Plotting code records:
▽

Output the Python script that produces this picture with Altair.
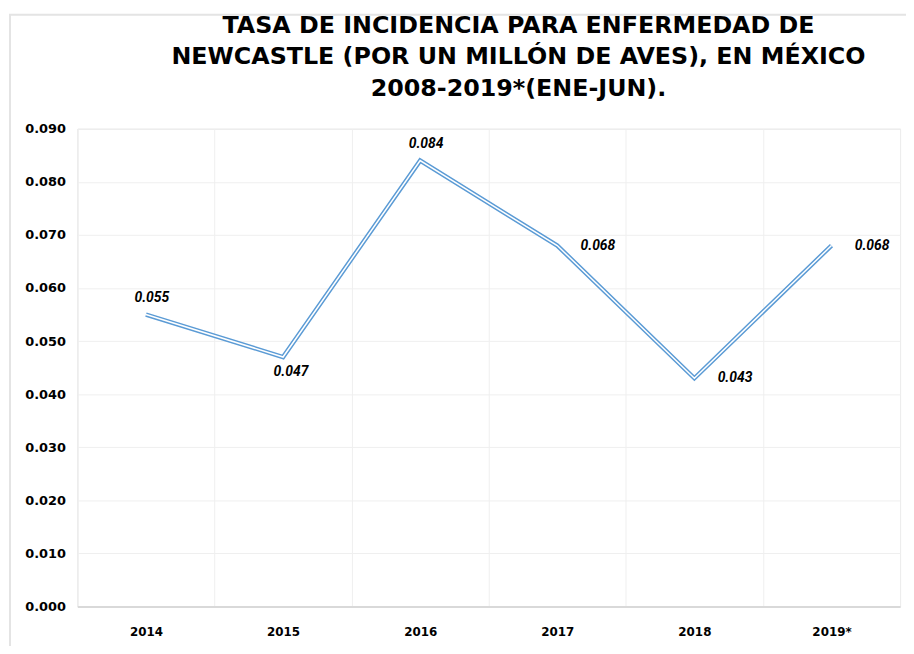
import altair as alt
import pandas as pd

years = ["2014", "2015", "2016", "2017", "2018", "2019*"]
rates = [0.055, 0.047, 0.084, 0.068, 0.043, 0.068]
label_pos = ["above", "below", "above", "right", "right", "right"]
y_ticks = [0.0, 0.01, 0.02, 0.03, 0.04, 0.05, 0.06, 0.07, 0.08, 0.09]
title_lines = [
    "TASA DE INCIDENCIA PARA ENFERMEDAD DE",
    "NEWCASTLE (POR UN MILLÓN DE AVES), EN MÉXICO",
    "2008-2019*(ENE-JUN).",
]

df = pd.DataFrame({"year": years, "rate": rates, "pos": label_pos})

xenc = alt.X("year:N", sort=years,
             scale=alt.Scale(type="band", paddingInner=0, paddingOuter=0),
             axis=alt.Axis(title=None, labelAngle=0, labelFont="DejaVu Sans",
                           labelFontWeight="bold", labelFontSize=12, labelColor="#000",
                           labelPadding=20, ticks=False, domain=True, domainColor="#d9d9d9",
                           domainWidth=2, grid=True, tickBand="extent",
                           gridColor="#efefef", gridWidth=1))
yenc = alt.Y("rate:Q", scale=alt.Scale(domain=[0, 0.09]),
             axis=alt.Axis(title=None, values=y_ticks, format=".3f", labelFont="DejaVu Sans",
                           labelFontWeight="bold", labelFontSize=13, labelColor="#000",
                           labelPadding=12, ticks=False, domain=False, grid=True,
                           gridColor="#efefef", gridWidth=1))

base = alt.Chart(df)

frame = base.transform_filter(alt.datum.year == years[0]).mark_rect(
    fill=None, stroke="#e4e4e4", strokeWidth=2, clip=False).encode(
    x=alt.value(-68), x2=alt.value(860), y=alt.value(-115), y2=alt.value(560)
)

line_outer = base.mark_line(color="#5b9bd5", strokeWidth=4.5).encode(x=xenc, y=yenc)
line_inner = base.mark_line(color="#ffffff", strokeWidth=1.5).encode(x=xenc, y=yenc)

tstyle = dict(font="Roboto", fontStyle="italic", fontWeight="bold", fontSize=14, color="#000")
t_above = base.transform_filter(alt.datum.pos == "above").mark_text(dy=-17, dx=6, **tstyle).encode(
    x=xenc, y=yenc, text=alt.Text("rate:Q", format=".3f"))
t_below = base.transform_filter(alt.datum.pos == "below").mark_text(dy=15, dx=8, **tstyle).encode(
    x=xenc, y=yenc, text=alt.Text("rate:Q", format=".3f"))
t_right = base.transform_filter(alt.datum.pos == "right").mark_text(dy=0, dx=41, **tstyle).encode(
    x=xenc, y=yenc, text=alt.Text("rate:Q", format=".3f"))

chart = alt.layer(frame, line_outer, line_inner, t_above, t_below, t_right).properties(
    width=830, height=482,
    autosize=alt.AutoSizeParams(type="none"),
    padding={"left": 70, "top": 119, "right": 6, "bottom": 37},
    title=alt.TitleParams(text=title_lines, font="DejaVu Sans", fontWeight="bold", fontSize=24,
                          color="#000", anchor="middle", dx=30, offset=0,
                          dy=88, lineHeight=32, frame="group"),
).configure_view(stroke="#efefef", strokeWidth=1).configure(background="white")

chart.save("out.html", embed_options={"renderer": "svg", "actions": False})
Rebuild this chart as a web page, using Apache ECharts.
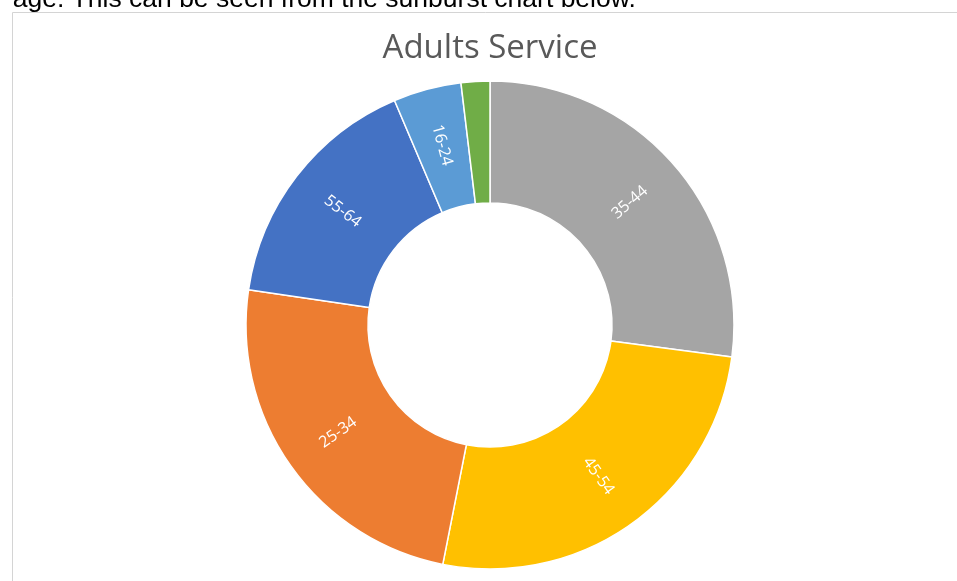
<!DOCTYPE html>
<html>
<head>
<meta charset="utf-8">
<script src="https://cdn.jsdelivr.net/npm/echarts@6/dist/echarts.min.js"></script>
<style>
html, body { margin: 0; padding: 0; background: #fff; }
#main { width: 957px; height: 581px; }
</style>
</head>
<body>
<div id="main"></div>
<script>
// age bands, clockwise from 12 o'clock
var ageBands = ['35-44', '45-54', '25-34', '55-64', '16-24', '65+'];
var shares = [27.1, 26.0, 24.2, 16.3, 4.5, 1.9];
var sliceColors = ['#A5A5A5', '#FFC000', '#ED7D31', '#4472C4', '#5B9BD5', '#70AD47'];

var chart = echarts.init(document.getElementById('main'));

var pieData = ageBands.map(function (name, i) {
    var item = { name: name, value: shares[i], itemStyle: { color: sliceColors[i] } };
    // the thin green wedge carries no label in the original
    if (shares[i] < 3) {
        item.label = { show: false };
    }
    return item;
});

var option = {
    animation: false,
    backgroundColor: '#fff',
    title: {
        text: 'Adults Service',
        left: 485,
        top: 27,
        textAlign: 'center',
        textStyle: {
            fontFamily: 'Open Sans',
            fontSize: 33,
            fontWeight: 'normal',
            color: '#595959'
        }
    },
    graphic: [
        {
            type: 'text',
            left: -5,
            top: -14,
            style: {
                text: 'Page. This can be seen from the sunburst chart below.',
                font: '26.5px "Liberation Sans", Arial, sans-serif',
                fill: '#000'
            }
        },
        {
            type: 'rect',
            shape: { x: 12.5, y: 12.5, width: 1000, height: 1000 },
            style: { fill: 'none', stroke: '#d4d4d4', lineWidth: 1 },
            silent: true
        }
    ],
    series: [{
        type: 'pie',
        center: [490, 325],
        radius: [122, 244],
        startAngle: 90,
        clockwise: true,
        avoidLabelOverlap: false,
        itemStyle: {
            borderColor: '#fff',
            borderWidth: 1.5
        },
        label: {
            show: true,
            position: 'inside',
            rotate: 'radial',
            color: '#fff',
            fontFamily: 'Open Sans',
            fontSize: 16,
            formatter: '{b}'
        },
        labelLine: { show: false },
        emphasis: { disabled: true },
        data: pieData
    }]
};

chart.setOption(option);
</script>
</body>
</html>
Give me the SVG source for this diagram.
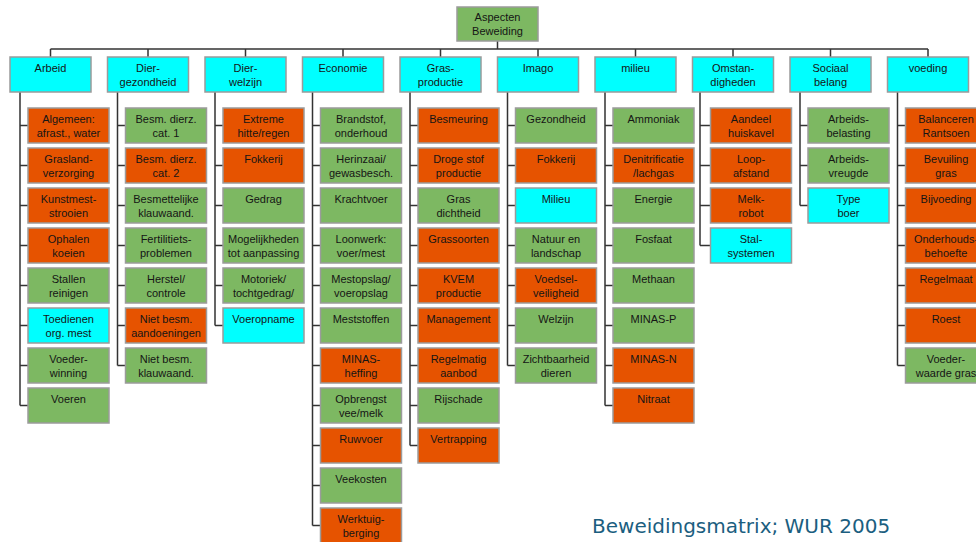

△

Work to complete
Extract all the data above exactly, excluding every picture.

Answer to the exercise
Output the Python script that produces this picture with Altair.
import altair as alt
import pandas as pd

years = ["2014", "2015", "2016", "2017", "2018", "2019*"]
rates = [0.055, 0.047, 0.084, 0.068, 0.043, 0.068]
label_pos = ["above", "below", "above", "right", "right", "right"]
y_ticks = [0.0, 0.01, 0.02, 0.03, 0.04, 0.05, 0.06, 0.07, 0.08, 0.09]
title_lines = [
    "TASA DE INCIDENCIA PARA ENFERMEDAD DE",
    "NEWCASTLE (POR UN MILLÓN DE AVES), EN MÉXICO",
    "2008-2019*(ENE-JUN).",
]

df = pd.DataFrame({"year": years, "rate": rates, "pos": label_pos})

xenc = alt.X("year:N", sort=years,
             scale=alt.Scale(type="band", paddingInner=0, paddingOuter=0),
             axis=alt.Axis(title=None, labelAngle=0, labelFont="DejaVu Sans",
                           labelFontWeight="bold", labelFontSize=12, labelColor="#000",
                           labelPadding=20, ticks=False, domain=True, domainColor="#d9d9d9",
                           domainWidth=2, grid=True, tickBand="extent",
                           gridColor="#efefef", gridWidth=1))
yenc = alt.Y("rate:Q", scale=alt.Scale(domain=[0, 0.09]),
             axis=alt.Axis(title=None, values=y_ticks, format=".3f", labelFont="DejaVu Sans",
                           labelFontWeight="bold", labelFontSize=13, labelColor="#000",
                           labelPadding=12, ticks=False, domain=False, grid=True,
                           gridColor="#efefef", gridWidth=1))

base = alt.Chart(df)

frame = base.transform_filter(alt.datum.year == years[0]).mark_rect(
    fill=None, stroke="#e4e4e4", strokeWidth=2, clip=False).encode(
    x=alt.value(-68), x2=alt.value(860), y=alt.value(-115), y2=alt.value(560)
)

line_outer = base.mark_line(color="#5b9bd5", strokeWidth=4.5).encode(x=xenc, y=yenc)
line_inner = base.mark_line(color="#ffffff", strokeWidth=1.5).encode(x=xenc, y=yenc)

tstyle = dict(font="Roboto", fontStyle="italic", fontWeight="bold", fontSize=14, color="#000")
t_above = base.transform_filter(alt.datum.pos == "above").mark_text(dy=-17, dx=6, **tstyle).encode(
    x=xenc, y=yenc, text=alt.Text("rate:Q", format=".3f"))
t_below = base.transform_filter(alt.datum.pos == "below").mark_text(dy=15, dx=8, **tstyle).encode(
    x=xenc, y=yenc, text=alt.Text("rate:Q", format=".3f"))
t_right = base.transform_filter(alt.datum.pos == "right").mark_text(dy=0, dx=41, **tstyle).encode(
    x=xenc, y=yenc, text=alt.Text("rate:Q", format=".3f"))

chart = alt.layer(frame, line_outer, line_inner, t_above, t_below, t_right).properties(
    width=830, height=482,
    autosize=alt.AutoSizeParams(type="none"),
    padding={"left": 70, "top": 119, "right": 6, "bottom": 37},
    title=alt.TitleParams(text=title_lines, font="DejaVu Sans", fontWeight="bold", fontSize=24,
                          color="#000", anchor="middle", dx=30, offset=0,
                          dy=88, lineHeight=32, frame="group"),
).configure_view(stroke="#efefef", strokeWidth=1).configure(background="white")

chart.save("out.html", embed_options={"renderer": "svg", "actions": False})
Rebuild this chart as a web page, using Apache ECharts.
<!DOCTYPE html>
<html>
<head>
<meta charset="utf-8">
<script src="https://cdn.jsdelivr.net/npm/echarts@6/dist/echarts.min.js"></script>
<style>
html, body { margin: 0; padding: 0; background: #fff; }
#main { width: 957px; height: 581px; }
</style>
</head>
<body>
<div id="main"></div>
<script>
// age bands, clockwise from 12 o'clock
var ageBands = ['35-44', '45-54', '25-34', '55-64', '16-24', '65+'];
var shares = [27.1, 26.0, 24.2, 16.3, 4.5, 1.9];
var sliceColors = ['#A5A5A5', '#FFC000', '#ED7D31', '#4472C4', '#5B9BD5', '#70AD47'];

var chart = echarts.init(document.getElementById('main'));

var pieData = ageBands.map(function (name, i) {
    var item = { name: name, value: shares[i], itemStyle: { color: sliceColors[i] } };
    // the thin green wedge carries no label in the original
    if (shares[i] < 3) {
        item.label = { show: false };
    }
    return item;
});

var option = {
    animation: false,
    backgroundColor: '#fff',
    title: {
        text: 'Adults Service',
        left: 485,
        top: 27,
        textAlign: 'center',
        textStyle: {
            fontFamily: 'Open Sans',
            fontSize: 33,
            fontWeight: 'normal',
            color: '#595959'
        }
    },
    graphic: [
        {
            type: 'text',
            left: -5,
            top: -14,
            style: {
                text: 'Page. This can be seen from the sunburst chart below.',
                font: '26.5px "Liberation Sans", Arial, sans-serif',
                fill: '#000'
            }
        },
        {
            type: 'rect',
            shape: { x: 12.5, y: 12.5, width: 1000, height: 1000 },
            style: { fill: 'none', stroke: '#d4d4d4', lineWidth: 1 },
            silent: true
        }
    ],
    series: [{
        type: 'pie',
        center: [490, 325],
        radius: [122, 244],
        startAngle: 90,
        clockwise: true,
        avoidLabelOverlap: false,
        itemStyle: {
            borderColor: '#fff',
            borderWidth: 1.5
        },
        label: {
            show: true,
            position: 'inside',
            rotate: 'radial',
            color: '#fff',
            fontFamily: 'Open Sans',
            fontSize: 16,
            formatter: '{b}'
        },
        labelLine: { show: false },
        emphasis: { disabled: true },
        data: pieData
    }]
};

chart.setOption(option);
</script>
</body>
</html>
Give me the SVG source for this diagram.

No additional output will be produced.